What the task asks: Only the number is wanted: how many lines hold the word "Output"?

Items:
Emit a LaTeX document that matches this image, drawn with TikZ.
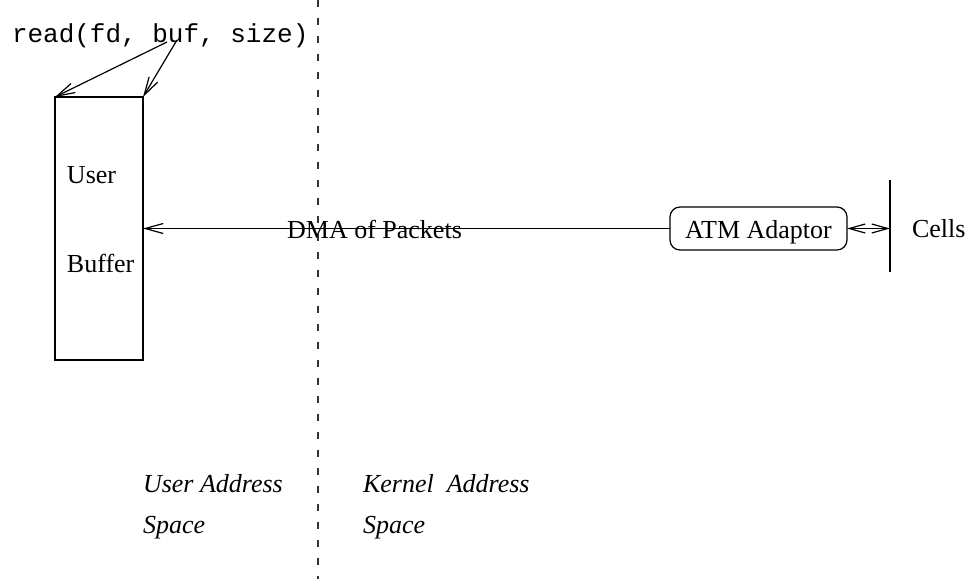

* * *

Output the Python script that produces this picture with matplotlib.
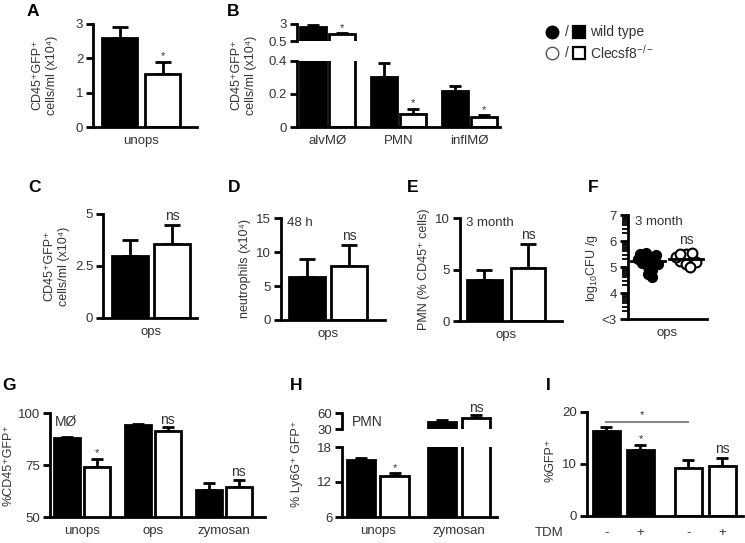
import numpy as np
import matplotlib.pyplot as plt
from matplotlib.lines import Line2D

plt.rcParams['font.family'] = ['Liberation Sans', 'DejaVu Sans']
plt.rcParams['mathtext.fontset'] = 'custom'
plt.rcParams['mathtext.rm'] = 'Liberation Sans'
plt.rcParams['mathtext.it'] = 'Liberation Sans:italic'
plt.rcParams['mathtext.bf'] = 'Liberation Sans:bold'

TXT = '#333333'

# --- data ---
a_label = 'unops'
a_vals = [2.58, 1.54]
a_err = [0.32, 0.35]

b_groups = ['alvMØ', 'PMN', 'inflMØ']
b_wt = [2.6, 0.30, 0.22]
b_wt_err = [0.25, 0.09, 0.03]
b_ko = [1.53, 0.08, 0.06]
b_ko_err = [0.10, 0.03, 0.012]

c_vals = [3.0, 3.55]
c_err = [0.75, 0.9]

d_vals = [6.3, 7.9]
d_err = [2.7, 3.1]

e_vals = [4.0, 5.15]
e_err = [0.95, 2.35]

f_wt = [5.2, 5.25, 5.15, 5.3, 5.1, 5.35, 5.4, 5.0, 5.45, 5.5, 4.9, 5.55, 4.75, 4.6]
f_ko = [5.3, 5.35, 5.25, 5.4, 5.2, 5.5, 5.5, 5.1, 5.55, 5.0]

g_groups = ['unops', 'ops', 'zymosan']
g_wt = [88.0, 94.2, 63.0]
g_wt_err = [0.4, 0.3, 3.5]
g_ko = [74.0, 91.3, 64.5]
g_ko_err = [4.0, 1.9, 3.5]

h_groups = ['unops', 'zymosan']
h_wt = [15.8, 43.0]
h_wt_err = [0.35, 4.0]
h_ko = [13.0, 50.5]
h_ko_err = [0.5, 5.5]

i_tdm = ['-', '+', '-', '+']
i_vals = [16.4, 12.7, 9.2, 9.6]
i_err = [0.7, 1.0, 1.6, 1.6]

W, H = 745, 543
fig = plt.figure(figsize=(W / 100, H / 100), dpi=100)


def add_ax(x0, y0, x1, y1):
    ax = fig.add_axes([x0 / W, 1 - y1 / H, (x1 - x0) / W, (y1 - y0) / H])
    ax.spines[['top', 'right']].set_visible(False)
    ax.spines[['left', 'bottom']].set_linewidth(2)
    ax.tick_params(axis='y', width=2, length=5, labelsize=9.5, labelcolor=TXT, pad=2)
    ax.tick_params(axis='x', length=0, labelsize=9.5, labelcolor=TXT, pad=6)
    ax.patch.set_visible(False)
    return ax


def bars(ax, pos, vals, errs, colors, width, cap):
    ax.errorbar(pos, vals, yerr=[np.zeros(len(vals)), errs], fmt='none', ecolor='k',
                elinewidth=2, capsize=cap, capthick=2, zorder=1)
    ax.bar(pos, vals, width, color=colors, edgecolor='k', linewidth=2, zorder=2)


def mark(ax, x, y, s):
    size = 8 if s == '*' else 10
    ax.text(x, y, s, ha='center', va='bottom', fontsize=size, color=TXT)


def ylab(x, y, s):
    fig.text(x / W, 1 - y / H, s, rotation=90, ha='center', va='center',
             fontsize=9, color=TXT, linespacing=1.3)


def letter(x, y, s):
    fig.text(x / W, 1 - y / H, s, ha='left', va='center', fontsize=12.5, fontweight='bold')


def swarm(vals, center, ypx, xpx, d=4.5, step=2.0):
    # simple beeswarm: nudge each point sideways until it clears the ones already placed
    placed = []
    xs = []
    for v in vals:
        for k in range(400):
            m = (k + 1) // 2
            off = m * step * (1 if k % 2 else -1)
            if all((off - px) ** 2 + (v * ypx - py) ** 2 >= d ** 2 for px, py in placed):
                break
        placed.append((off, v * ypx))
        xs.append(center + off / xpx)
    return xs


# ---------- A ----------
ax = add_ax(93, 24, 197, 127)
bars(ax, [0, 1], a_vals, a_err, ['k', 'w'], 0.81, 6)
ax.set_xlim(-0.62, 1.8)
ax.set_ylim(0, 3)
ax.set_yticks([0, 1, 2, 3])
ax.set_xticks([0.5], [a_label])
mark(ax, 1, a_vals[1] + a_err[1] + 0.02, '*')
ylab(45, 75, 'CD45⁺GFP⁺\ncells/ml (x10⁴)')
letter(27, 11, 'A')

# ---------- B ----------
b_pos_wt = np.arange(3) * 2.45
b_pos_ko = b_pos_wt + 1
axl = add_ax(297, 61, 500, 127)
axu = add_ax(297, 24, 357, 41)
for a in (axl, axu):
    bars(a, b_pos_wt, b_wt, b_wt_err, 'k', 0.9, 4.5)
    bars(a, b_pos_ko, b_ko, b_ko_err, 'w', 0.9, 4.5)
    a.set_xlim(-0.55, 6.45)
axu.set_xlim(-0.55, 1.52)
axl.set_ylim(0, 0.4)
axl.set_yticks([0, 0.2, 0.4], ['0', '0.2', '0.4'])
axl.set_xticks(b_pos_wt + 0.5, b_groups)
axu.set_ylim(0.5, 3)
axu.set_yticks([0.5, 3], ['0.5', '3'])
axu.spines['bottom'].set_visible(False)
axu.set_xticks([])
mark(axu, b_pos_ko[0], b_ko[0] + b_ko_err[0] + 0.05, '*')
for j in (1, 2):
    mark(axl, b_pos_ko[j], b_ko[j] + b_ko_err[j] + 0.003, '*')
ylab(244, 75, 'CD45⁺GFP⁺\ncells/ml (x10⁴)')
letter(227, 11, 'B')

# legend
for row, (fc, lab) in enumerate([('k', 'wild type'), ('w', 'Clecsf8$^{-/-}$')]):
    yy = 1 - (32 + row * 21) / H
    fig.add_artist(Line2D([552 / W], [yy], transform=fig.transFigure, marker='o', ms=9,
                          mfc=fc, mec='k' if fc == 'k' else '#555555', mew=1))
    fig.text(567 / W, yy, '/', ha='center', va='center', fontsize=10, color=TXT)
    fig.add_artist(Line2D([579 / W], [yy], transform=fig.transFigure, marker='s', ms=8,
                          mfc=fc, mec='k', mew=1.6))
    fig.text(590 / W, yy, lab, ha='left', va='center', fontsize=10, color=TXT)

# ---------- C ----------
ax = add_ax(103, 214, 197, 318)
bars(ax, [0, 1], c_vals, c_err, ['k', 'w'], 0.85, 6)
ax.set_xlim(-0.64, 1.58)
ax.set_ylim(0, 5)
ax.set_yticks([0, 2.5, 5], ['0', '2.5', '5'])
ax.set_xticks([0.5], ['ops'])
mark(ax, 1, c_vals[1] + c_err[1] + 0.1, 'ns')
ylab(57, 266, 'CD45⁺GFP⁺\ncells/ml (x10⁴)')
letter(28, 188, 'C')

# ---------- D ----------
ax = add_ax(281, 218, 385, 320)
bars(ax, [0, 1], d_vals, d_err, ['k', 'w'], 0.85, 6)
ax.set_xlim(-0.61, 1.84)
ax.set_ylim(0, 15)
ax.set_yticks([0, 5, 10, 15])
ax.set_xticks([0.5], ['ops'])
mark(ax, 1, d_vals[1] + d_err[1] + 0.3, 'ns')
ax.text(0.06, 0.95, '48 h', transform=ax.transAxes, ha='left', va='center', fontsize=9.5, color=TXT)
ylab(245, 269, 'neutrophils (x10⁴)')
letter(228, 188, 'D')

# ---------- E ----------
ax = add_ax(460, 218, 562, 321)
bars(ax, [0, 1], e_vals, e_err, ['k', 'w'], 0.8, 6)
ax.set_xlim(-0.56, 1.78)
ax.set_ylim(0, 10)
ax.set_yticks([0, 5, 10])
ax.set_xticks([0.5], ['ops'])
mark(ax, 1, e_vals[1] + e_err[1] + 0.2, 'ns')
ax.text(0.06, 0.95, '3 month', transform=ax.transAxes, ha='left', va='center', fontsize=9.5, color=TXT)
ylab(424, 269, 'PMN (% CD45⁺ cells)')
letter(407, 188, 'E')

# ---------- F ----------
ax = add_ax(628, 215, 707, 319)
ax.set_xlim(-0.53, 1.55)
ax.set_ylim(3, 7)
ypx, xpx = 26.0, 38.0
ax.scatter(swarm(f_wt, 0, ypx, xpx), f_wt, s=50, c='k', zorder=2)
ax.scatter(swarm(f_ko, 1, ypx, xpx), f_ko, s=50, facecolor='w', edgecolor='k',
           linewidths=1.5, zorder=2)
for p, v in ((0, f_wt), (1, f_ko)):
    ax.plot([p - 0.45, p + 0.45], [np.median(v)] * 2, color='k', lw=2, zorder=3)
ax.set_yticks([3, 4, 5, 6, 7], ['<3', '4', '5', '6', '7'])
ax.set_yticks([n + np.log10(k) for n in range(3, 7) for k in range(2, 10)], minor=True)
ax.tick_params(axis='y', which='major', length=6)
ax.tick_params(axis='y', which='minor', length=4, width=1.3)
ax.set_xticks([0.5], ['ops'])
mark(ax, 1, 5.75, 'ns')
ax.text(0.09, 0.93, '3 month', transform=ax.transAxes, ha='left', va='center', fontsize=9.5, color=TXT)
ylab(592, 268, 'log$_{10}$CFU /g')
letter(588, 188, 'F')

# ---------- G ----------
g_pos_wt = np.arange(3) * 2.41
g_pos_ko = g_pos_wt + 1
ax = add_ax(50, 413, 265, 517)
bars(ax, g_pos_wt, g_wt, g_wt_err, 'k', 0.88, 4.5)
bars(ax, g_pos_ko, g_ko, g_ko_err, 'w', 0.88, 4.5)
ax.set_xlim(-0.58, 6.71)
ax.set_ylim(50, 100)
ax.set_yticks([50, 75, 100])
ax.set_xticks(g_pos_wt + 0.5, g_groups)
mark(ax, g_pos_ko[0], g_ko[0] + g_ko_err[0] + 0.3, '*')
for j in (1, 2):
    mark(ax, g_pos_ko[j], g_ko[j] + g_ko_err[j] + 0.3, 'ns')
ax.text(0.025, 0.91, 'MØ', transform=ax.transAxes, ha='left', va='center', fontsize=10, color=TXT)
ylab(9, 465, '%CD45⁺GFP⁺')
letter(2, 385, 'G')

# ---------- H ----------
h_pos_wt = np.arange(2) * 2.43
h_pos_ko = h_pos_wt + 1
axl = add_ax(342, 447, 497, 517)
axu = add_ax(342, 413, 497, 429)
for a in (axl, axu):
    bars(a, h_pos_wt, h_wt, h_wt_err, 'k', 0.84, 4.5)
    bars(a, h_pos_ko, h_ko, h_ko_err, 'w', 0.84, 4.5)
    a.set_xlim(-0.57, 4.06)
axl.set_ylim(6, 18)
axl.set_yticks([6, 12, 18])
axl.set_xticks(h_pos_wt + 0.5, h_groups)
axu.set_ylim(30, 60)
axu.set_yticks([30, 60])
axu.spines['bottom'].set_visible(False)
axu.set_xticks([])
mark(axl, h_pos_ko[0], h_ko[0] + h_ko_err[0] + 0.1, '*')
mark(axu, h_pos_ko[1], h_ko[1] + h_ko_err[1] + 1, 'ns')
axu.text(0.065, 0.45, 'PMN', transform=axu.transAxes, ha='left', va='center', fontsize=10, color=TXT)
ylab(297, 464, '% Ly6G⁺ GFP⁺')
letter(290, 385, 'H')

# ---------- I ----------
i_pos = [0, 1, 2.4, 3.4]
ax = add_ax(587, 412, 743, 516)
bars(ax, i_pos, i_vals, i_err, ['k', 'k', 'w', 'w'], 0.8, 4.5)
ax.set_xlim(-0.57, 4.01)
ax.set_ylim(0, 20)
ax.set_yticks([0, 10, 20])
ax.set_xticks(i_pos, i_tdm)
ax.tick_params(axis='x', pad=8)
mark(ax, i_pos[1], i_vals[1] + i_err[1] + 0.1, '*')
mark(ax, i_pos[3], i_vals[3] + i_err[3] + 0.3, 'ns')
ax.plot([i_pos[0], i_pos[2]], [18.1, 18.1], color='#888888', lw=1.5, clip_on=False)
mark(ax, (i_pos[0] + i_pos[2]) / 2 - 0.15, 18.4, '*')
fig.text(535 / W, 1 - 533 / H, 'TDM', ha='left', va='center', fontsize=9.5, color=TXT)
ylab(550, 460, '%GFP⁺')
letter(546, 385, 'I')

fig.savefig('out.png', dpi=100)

==

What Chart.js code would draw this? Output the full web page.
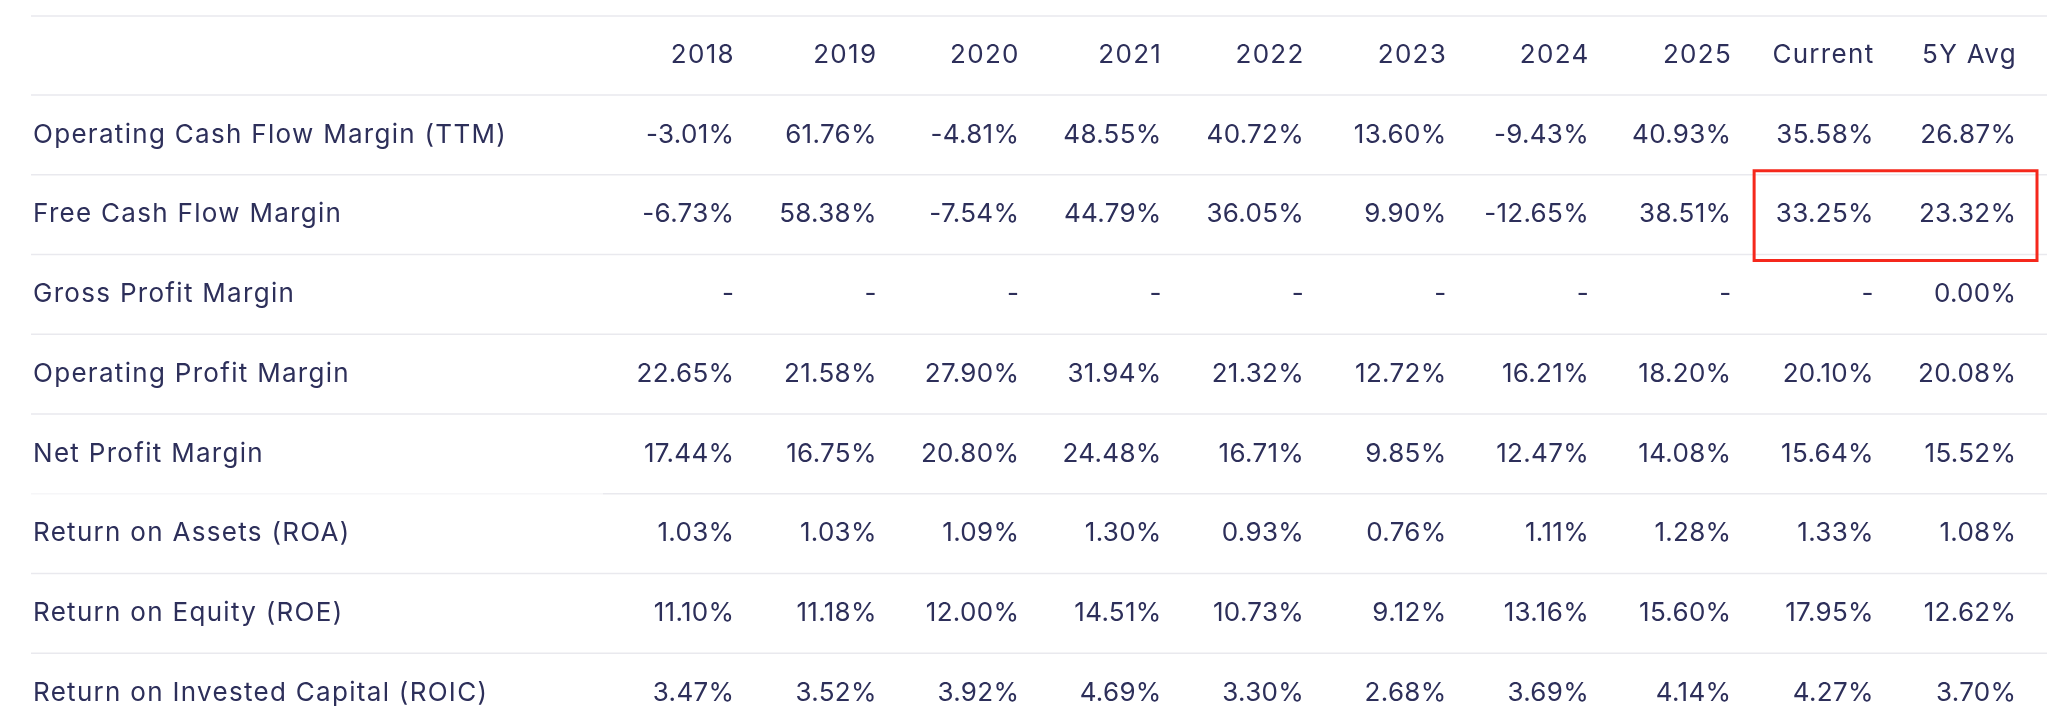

The reply: 2